LES COMMERÇANTS S’EN LAVENT LES MAINS
En tout cas, pour les commerçants, ces augmentations de prix ne sont nullement de leurs fautes. «Il faut voir à la source », a lancé un vendeur de légumes qui accuse au passage les marchands de gros de provoquer ces hausses. Pour se justifier, il dira : « nous avons beaucoup de charges, nous payons le transport de notre marchandise, les sacs en plastiques, les impôts et les vendeurs qui travaillent pour nous. Notre marge de bénéfice est quasi minime». « Je vous propose d’aller voir au marché de gros de fruits et légumes situé aux eucalyptus, vous verrez que ce n’est pas à notre niveau », a-t-il ajouté. « Nous sommes toujours pointé du doigts, alors que ce n’est pas de notre faute. Nous aussi, on veut s’approvisionner de plus grosses quantités de marchandise pour gagner plus, mais ces augmentations nous touchent aussi », a déclaré un autre marchand de fruits et légumes. «Par exemple pour la tomate, je n’ai acheté aujourd’hui que 10 kg pour la revendre avec 20da de plus que son prix au lieu de prendre plus de quantité car au niveau du marché de gros elle est chère», a-t-il argué.
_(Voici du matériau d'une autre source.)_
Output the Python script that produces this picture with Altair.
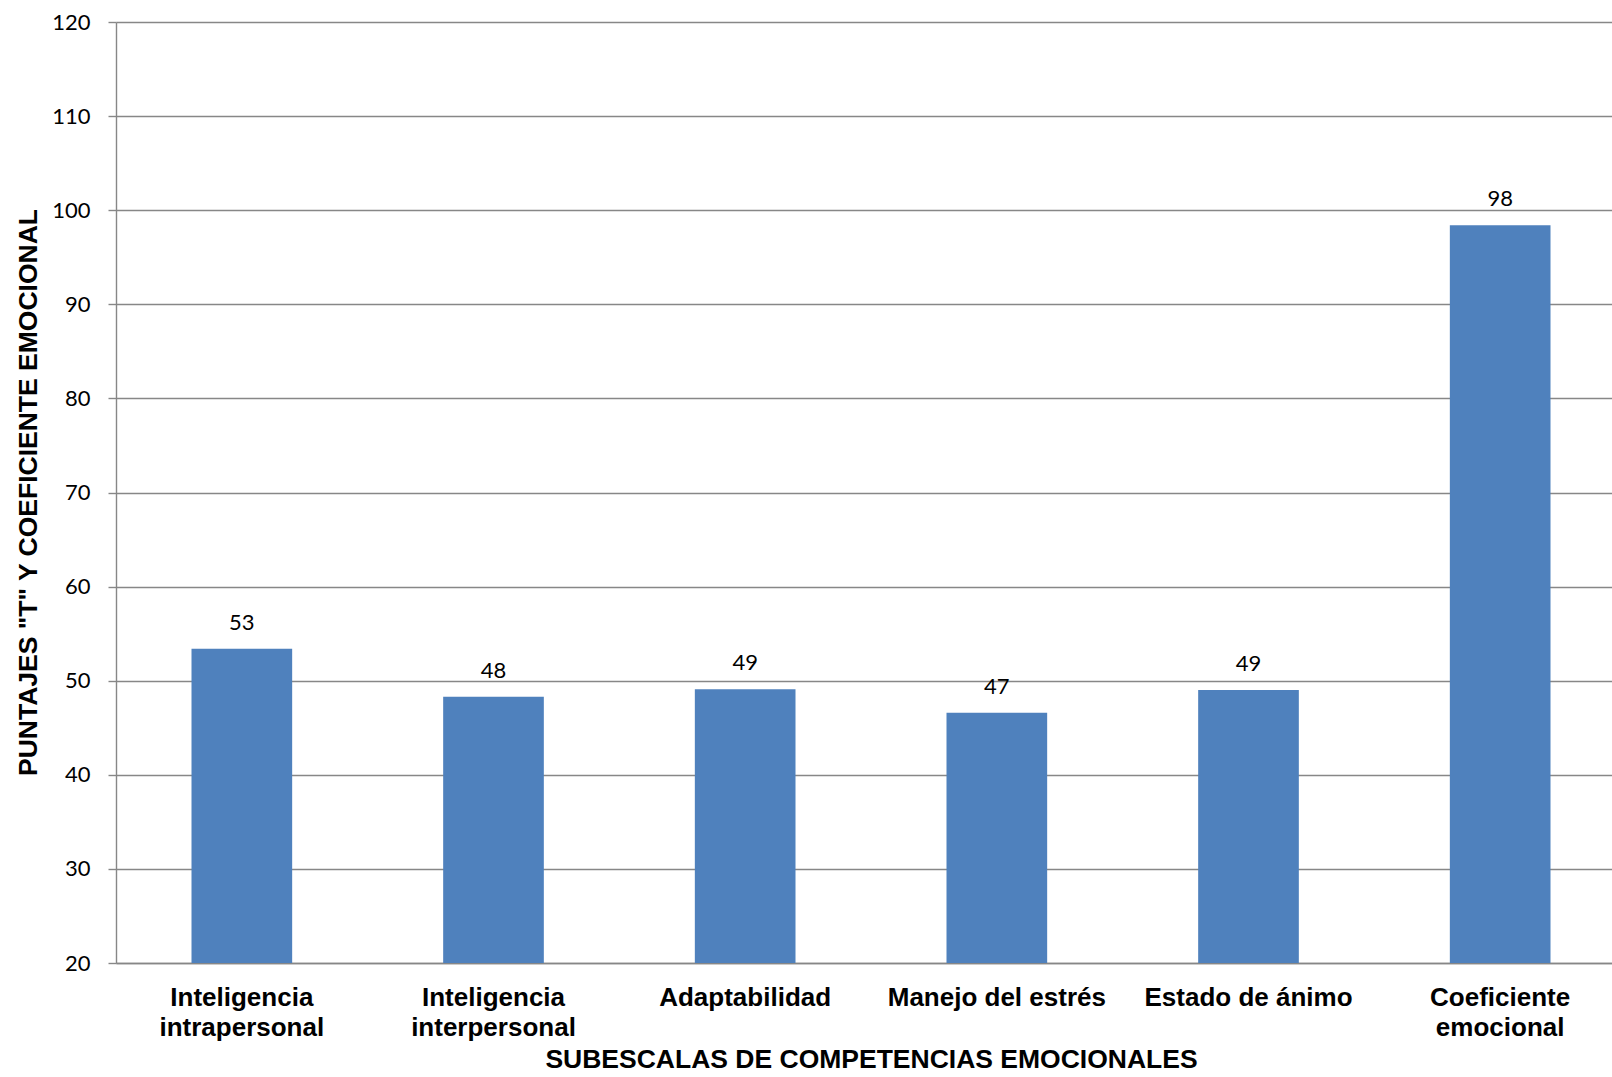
import altair as alt
import pandas as pd

# Subscale names ("\n" marks a line break in the axis label)
categories = [
    "Inteligencia\nintrapersonal",
    "Inteligencia\ninterpersonal",
    "Adaptabilidad",
    "Manejo del estrés",
    "Estado de ánimo",
    "Coeficiente\nemocional",
]
# Scores per subscale
scores = [53.4, 48.3, 49.1, 46.6, 49.0, 98.4]
# Y axis ticks; the bars rise from the axis floor
y_ticks = [20, 30, 40, 50, 60, 70, 80, 90, 100, 110, 120]
y_floor = 20

df = pd.DataFrame({"subescala": categories, "puntaje": scores})

BAR_COLOR = "#4F81BD"
GRID_COLOR = "#878787"
BOLD_FONT = "Liberation Sans"
NUM_FONT = "Lato"

x = alt.X(
    "subescala:N",
    sort=categories,
    scale=alt.Scale(range=[0, 1510], paddingInner=0.6, paddingOuter=0.3),
    axis=alt.Axis(
        title="SUBESCALAS DE COMPETENCIAS EMOCIONALES",
        titleFont=BOLD_FONT,
        titleFontWeight="bold",
        titleFontSize=26.5,
        titleColor="#000000",
        titleBaseline="alphabetic",
        titleY=104,
        labelExpr="split(datum.label, '\\n')",
        labelFont=BOLD_FONT,
        labelFontWeight="bold",
        labelFontSize=26,
        labelColor="#000000",
        labelAngle=0,
        labelBaseline="top",
        labelLineHeight=30,
        labelPadding=21,
        labelLimit=0,
        ticks=False,
        tickSize=0,
        domainColor=GRID_COLOR,
        domainWidth=1.4,
    ),
)

y = alt.Y(
    "puntaje:Q",
    scale=alt.Scale(domain=[y_ticks[0], y_ticks[-1]], nice=False, zero=False),
    axis=alt.Axis(
        values=y_ticks,
        title='PUNTAJES "T" Y COEFICIENTE EMOCIONAL',
        titleFont=BOLD_FONT,
        titleFontWeight="bold",
        titleFontSize=26.5,
        titleColor="#000000",
        titleAngle=-90,
        titleBaseline="alphabetic",
        titleAlign="center",
        titleX=-80,
        titleY=470,
        labelFont=NUM_FONT,
        labelFontSize=22,
        labelColor="#000000",
        labelPadding=18,
        tickSize=8,
        tickColor=GRID_COLOR,
        tickWidth=1.4,
        domainColor=GRID_COLOR,
        domainWidth=1.4,
        gridColor=GRID_COLOR,
        gridWidth=1.4,
    ),
)

bars = alt.Chart(df).mark_bar(color=BAR_COLOR).encode(
    x=x, y=y, y2=alt.datum(y_floor)
)

labels = alt.Chart(df).mark_text(
    font=NUM_FONT,
    fontSize=22,
    color="#000000",
    baseline="alphabetic",
    dy=-19,
).encode(
    x=alt.X("subescala:N", sort=categories),
    y="puntaje:Q",
    text=alt.Text("puntaje:Q", format=".0f"),
)

chart = (
    alt.layer(bars, labels)
    .properties(
        width=1496,
        height=941,
        autosize=alt.AutoSizeParams(type="none"),
        padding={"left": 116, "top": 22, "right": 0, "bottom": 110},
        background="#FFFFFF",
    )
    .configure_view(stroke=None)
)

chart.save("out.html", embed_options={"renderer": "svg", "actions": False})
LES MARCHÉS DE SOLIDARITÉS INEFFICACES CONTRE LA SPÉCULATION
Ces marchés qui devaient être une alternative aux moyennes et petites bourses durant ce mois de carême, n’ont malheureusement pas joué leur rôle. Alors qu’ils sont quasi introuvables dans la capitale, voire installés à des endroits totalement inconnus, ces marchés de solidarité appelés Aswak Errehma ne font pas la différence. Les prix des produits qui y sont proposés ne sont pas loin de ceux appliqués dans les marchés communs. En outre, les produits proposés ne sont souvent pas ceux qui figurent dans la liste des consommateurs. «C’est de la poudre aux yeux ces marchés, ils nous mentent», a déploré une dame croisé à Ben Omar à Kouba. « Il n’y a pas de différence d’acheter chez eux ou ailleurs, les prix sont quasiment les mêmes », a-t-elle ajouté. Il faut dire, enfin, que les promesses du ministre du secteur, Kamel Rezig, et les engagements qu’il avait pris avant l’arrivée du mois sacré ne sont que des paroles en l’air. Celui-ci semble totalement impuissant face au dictat des spéculateurs qui sont les seuls à imposer leurs règles sur le marché. Face à cela, le citoyen lambda n’a qu’à prendre son mal en patience.